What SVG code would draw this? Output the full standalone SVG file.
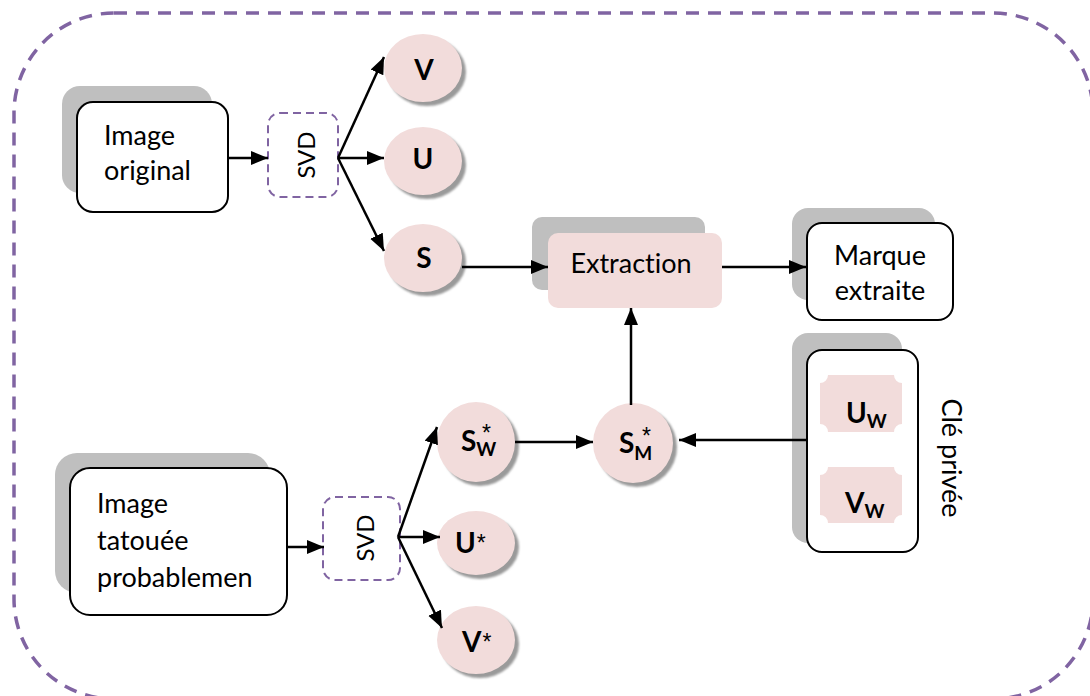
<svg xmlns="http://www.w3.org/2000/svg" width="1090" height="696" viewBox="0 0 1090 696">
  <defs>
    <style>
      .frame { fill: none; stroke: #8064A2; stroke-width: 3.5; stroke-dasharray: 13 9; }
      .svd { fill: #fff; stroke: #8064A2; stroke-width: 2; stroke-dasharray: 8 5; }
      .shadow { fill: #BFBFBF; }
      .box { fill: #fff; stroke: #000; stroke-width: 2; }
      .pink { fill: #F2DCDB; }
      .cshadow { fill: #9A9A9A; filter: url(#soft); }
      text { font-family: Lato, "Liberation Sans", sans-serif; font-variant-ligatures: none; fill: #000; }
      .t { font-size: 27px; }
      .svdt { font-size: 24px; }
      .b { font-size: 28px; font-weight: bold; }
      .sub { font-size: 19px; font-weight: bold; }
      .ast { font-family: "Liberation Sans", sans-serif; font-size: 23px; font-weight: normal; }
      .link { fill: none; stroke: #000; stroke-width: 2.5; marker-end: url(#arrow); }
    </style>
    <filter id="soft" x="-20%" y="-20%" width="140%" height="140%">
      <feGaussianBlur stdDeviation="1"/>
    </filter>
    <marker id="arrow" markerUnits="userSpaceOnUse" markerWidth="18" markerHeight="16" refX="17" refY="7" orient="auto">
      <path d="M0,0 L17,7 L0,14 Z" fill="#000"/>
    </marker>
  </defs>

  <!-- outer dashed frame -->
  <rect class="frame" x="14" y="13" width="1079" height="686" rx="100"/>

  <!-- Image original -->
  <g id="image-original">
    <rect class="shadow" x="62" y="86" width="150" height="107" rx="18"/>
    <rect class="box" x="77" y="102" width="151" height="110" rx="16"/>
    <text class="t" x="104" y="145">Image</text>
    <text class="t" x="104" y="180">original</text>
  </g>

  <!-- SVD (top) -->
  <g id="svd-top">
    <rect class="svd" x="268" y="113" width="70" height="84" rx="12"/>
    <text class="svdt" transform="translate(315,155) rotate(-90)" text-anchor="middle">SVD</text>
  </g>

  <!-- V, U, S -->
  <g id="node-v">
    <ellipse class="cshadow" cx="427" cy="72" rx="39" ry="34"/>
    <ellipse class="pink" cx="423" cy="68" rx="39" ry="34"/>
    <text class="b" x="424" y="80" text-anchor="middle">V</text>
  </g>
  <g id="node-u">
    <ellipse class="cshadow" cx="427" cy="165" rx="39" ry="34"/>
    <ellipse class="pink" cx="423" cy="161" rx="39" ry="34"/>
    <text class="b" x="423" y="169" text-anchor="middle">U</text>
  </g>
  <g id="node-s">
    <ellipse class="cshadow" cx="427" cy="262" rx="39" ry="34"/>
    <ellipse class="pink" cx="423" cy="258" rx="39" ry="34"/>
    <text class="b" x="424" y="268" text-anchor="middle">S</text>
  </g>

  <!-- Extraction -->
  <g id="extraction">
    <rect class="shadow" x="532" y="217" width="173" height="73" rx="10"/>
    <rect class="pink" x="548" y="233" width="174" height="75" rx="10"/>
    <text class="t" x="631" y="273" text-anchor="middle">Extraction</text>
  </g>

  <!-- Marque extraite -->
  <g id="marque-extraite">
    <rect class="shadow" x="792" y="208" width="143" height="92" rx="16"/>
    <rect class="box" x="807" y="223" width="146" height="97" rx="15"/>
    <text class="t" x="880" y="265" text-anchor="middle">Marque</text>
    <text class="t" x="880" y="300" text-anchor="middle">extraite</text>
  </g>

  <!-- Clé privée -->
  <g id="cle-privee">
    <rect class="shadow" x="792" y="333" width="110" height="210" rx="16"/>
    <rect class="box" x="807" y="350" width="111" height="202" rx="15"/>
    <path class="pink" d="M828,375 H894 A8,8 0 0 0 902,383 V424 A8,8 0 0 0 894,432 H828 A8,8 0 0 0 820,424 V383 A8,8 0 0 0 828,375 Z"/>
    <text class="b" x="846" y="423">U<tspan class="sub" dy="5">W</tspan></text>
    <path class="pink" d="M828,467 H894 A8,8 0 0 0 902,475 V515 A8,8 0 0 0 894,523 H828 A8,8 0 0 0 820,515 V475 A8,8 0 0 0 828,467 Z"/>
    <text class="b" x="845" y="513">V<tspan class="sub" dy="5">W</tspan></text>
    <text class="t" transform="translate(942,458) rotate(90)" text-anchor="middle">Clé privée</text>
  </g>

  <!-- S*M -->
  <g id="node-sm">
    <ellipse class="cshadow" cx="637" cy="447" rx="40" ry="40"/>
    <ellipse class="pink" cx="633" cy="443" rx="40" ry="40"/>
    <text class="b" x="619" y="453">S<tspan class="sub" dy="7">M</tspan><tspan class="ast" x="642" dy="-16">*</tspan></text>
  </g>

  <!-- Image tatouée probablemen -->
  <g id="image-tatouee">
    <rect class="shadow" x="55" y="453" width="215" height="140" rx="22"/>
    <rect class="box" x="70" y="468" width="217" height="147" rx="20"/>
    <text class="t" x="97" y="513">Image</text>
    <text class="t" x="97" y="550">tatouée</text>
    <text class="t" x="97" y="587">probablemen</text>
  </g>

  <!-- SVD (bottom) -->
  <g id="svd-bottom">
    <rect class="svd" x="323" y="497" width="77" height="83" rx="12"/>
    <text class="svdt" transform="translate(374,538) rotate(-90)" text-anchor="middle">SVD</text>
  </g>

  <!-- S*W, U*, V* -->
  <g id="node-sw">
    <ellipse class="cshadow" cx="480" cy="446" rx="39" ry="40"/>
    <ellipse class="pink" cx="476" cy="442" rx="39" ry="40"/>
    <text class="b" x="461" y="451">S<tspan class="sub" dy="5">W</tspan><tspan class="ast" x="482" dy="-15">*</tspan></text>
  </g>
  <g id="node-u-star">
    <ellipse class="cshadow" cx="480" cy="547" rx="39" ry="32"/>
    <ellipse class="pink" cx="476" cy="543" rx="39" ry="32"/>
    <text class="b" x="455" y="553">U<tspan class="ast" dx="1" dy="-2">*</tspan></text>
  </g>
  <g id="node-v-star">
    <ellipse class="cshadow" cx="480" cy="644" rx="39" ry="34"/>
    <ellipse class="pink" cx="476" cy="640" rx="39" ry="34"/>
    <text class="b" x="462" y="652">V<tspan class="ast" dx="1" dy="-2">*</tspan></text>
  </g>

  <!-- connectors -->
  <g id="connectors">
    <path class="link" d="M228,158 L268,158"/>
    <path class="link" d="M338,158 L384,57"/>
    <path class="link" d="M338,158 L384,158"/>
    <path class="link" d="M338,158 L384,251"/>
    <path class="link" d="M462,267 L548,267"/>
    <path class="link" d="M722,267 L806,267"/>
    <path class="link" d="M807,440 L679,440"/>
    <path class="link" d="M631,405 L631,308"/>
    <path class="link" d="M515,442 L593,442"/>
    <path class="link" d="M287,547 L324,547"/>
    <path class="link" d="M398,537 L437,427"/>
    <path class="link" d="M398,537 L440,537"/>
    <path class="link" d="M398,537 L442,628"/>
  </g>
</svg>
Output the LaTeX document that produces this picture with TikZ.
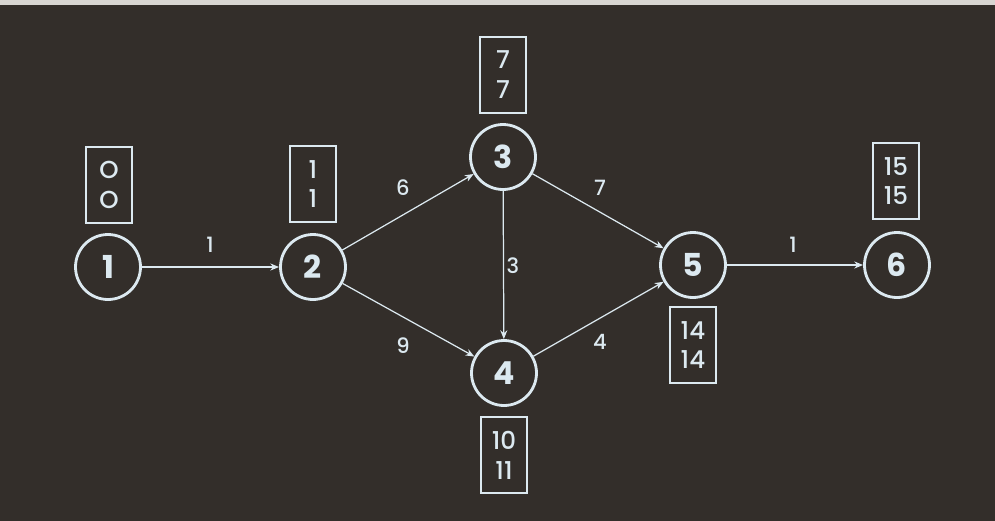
++++++++++
*TASK BRIEF:* Copy each line in full and exactly, omitting any picture.

*RIGHT ANSWER:*
What SVG code would draw this? Output the full standalone SVG file.
<svg xmlns="http://www.w3.org/2000/svg" width="1090" height="696" viewBox="0 0 1090 696">
  <defs>
    <style>
      .frame { fill: none; stroke: #8064A2; stroke-width: 3.5; stroke-dasharray: 13 9; }
      .svd { fill: #fff; stroke: #8064A2; stroke-width: 2; stroke-dasharray: 8 5; }
      .shadow { fill: #BFBFBF; }
      .box { fill: #fff; stroke: #000; stroke-width: 2; }
      .pink { fill: #F2DCDB; }
      .cshadow { fill: #9A9A9A; filter: url(#soft); }
      text { font-family: Lato, "Liberation Sans", sans-serif; font-variant-ligatures: none; fill: #000; }
      .t { font-size: 27px; }
      .svdt { font-size: 24px; }
      .b { font-size: 28px; font-weight: bold; }
      .sub { font-size: 19px; font-weight: bold; }
      .ast { font-family: "Liberation Sans", sans-serif; font-size: 23px; font-weight: normal; }
      .link { fill: none; stroke: #000; stroke-width: 2.5; marker-end: url(#arrow); }
    </style>
    <filter id="soft" x="-20%" y="-20%" width="140%" height="140%">
      <feGaussianBlur stdDeviation="1"/>
    </filter>
    <marker id="arrow" markerUnits="userSpaceOnUse" markerWidth="18" markerHeight="16" refX="17" refY="7" orient="auto">
      <path d="M0,0 L17,7 L0,14 Z" fill="#000"/>
    </marker>
  </defs>

  <!-- outer dashed frame -->
  <rect class="frame" x="14" y="13" width="1079" height="686" rx="100"/>

  <!-- Image original -->
  <g id="image-original">
    <rect class="shadow" x="62" y="86" width="150" height="107" rx="18"/>
    <rect class="box" x="77" y="102" width="151" height="110" rx="16"/>
    <text class="t" x="104" y="145">Image</text>
    <text class="t" x="104" y="180">original</text>
  </g>

  <!-- SVD (top) -->
  <g id="svd-top">
    <rect class="svd" x="268" y="113" width="70" height="84" rx="12"/>
    <text class="svdt" transform="translate(315,155) rotate(-90)" text-anchor="middle">SVD</text>
  </g>

  <!-- V, U, S -->
  <g id="node-v">
    <ellipse class="cshadow" cx="427" cy="72" rx="39" ry="34"/>
    <ellipse class="pink" cx="423" cy="68" rx="39" ry="34"/>
    <text class="b" x="424" y="80" text-anchor="middle">V</text>
  </g>
  <g id="node-u">
    <ellipse class="cshadow" cx="427" cy="165" rx="39" ry="34"/>
    <ellipse class="pink" cx="423" cy="161" rx="39" ry="34"/>
    <text class="b" x="423" y="169" text-anchor="middle">U</text>
  </g>
  <g id="node-s">
    <ellipse class="cshadow" cx="427" cy="262" rx="39" ry="34"/>
    <ellipse class="pink" cx="423" cy="258" rx="39" ry="34"/>
    <text class="b" x="424" y="268" text-anchor="middle">S</text>
  </g>

  <!-- Extraction -->
  <g id="extraction">
    <rect class="shadow" x="532" y="217" width="173" height="73" rx="10"/>
    <rect class="pink" x="548" y="233" width="174" height="75" rx="10"/>
    <text class="t" x="631" y="273" text-anchor="middle">Extraction</text>
  </g>

  <!-- Marque extraite -->
  <g id="marque-extraite">
    <rect class="shadow" x="792" y="208" width="143" height="92" rx="16"/>
    <rect class="box" x="807" y="223" width="146" height="97" rx="15"/>
    <text class="t" x="880" y="265" text-anchor="middle">Marque</text>
    <text class="t" x="880" y="300" text-anchor="middle">extraite</text>
  </g>

  <!-- Clé privée -->
  <g id="cle-privee">
    <rect class="shadow" x="792" y="333" width="110" height="210" rx="16"/>
    <rect class="box" x="807" y="350" width="111" height="202" rx="15"/>
    <path class="pink" d="M828,375 H894 A8,8 0 0 0 902,383 V424 A8,8 0 0 0 894,432 H828 A8,8 0 0 0 820,424 V383 A8,8 0 0 0 828,375 Z"/>
    <text class="b" x="846" y="423">U<tspan class="sub" dy="5">W</tspan></text>
    <path class="pink" d="M828,467 H894 A8,8 0 0 0 902,475 V515 A8,8 0 0 0 894,523 H828 A8,8 0 0 0 820,515 V475 A8,8 0 0 0 828,467 Z"/>
    <text class="b" x="845" y="513">V<tspan class="sub" dy="5">W</tspan></text>
    <text class="t" transform="translate(942,458) rotate(90)" text-anchor="middle">Clé privée</text>
  </g>

  <!-- S*M -->
  <g id="node-sm">
    <ellipse class="cshadow" cx="637" cy="447" rx="40" ry="40"/>
    <ellipse class="pink" cx="633" cy="443" rx="40" ry="40"/>
    <text class="b" x="619" y="453">S<tspan class="sub" dy="7">M</tspan><tspan class="ast" x="642" dy="-16">*</tspan></text>
  </g>

  <!-- Image tatouée probablemen -->
  <g id="image-tatouee">
    <rect class="shadow" x="55" y="453" width="215" height="140" rx="22"/>
    <rect class="box" x="70" y="468" width="217" height="147" rx="20"/>
    <text class="t" x="97" y="513">Image</text>
    <text class="t" x="97" y="550">tatouée</text>
    <text class="t" x="97" y="587">probablemen</text>
  </g>

  <!-- SVD (bottom) -->
  <g id="svd-bottom">
    <rect class="svd" x="323" y="497" width="77" height="83" rx="12"/>
    <text class="svdt" transform="translate(374,538) rotate(-90)" text-anchor="middle">SVD</text>
  </g>

  <!-- S*W, U*, V* -->
  <g id="node-sw">
    <ellipse class="cshadow" cx="480" cy="446" rx="39" ry="40"/>
    <ellipse class="pink" cx="476" cy="442" rx="39" ry="40"/>
    <text class="b" x="461" y="451">S<tspan class="sub" dy="5">W</tspan><tspan class="ast" x="482" dy="-15">*</tspan></text>
  </g>
  <g id="node-u-star">
    <ellipse class="cshadow" cx="480" cy="547" rx="39" ry="32"/>
    <ellipse class="pink" cx="476" cy="543" rx="39" ry="32"/>
    <text class="b" x="455" y="553">U<tspan class="ast" dx="1" dy="-2">*</tspan></text>
  </g>
  <g id="node-v-star">
    <ellipse class="cshadow" cx="480" cy="644" rx="39" ry="34"/>
    <ellipse class="pink" cx="476" cy="640" rx="39" ry="34"/>
    <text class="b" x="462" y="652">V<tspan class="ast" dx="1" dy="-2">*</tspan></text>
  </g>

  <!-- connectors -->
  <g id="connectors">
    <path class="link" d="M228,158 L268,158"/>
    <path class="link" d="M338,158 L384,57"/>
    <path class="link" d="M338,158 L384,158"/>
    <path class="link" d="M338,158 L384,251"/>
    <path class="link" d="M462,267 L548,267"/>
    <path class="link" d="M722,267 L806,267"/>
    <path class="link" d="M807,440 L679,440"/>
    <path class="link" d="M631,405 L631,308"/>
    <path class="link" d="M515,442 L593,442"/>
    <path class="link" d="M287,547 L324,547"/>
    <path class="link" d="M398,537 L437,427"/>
    <path class="link" d="M398,537 L440,537"/>
    <path class="link" d="M398,537 L442,628"/>
  </g>
</svg>
Output the LaTeX document that produces this picture with TikZ.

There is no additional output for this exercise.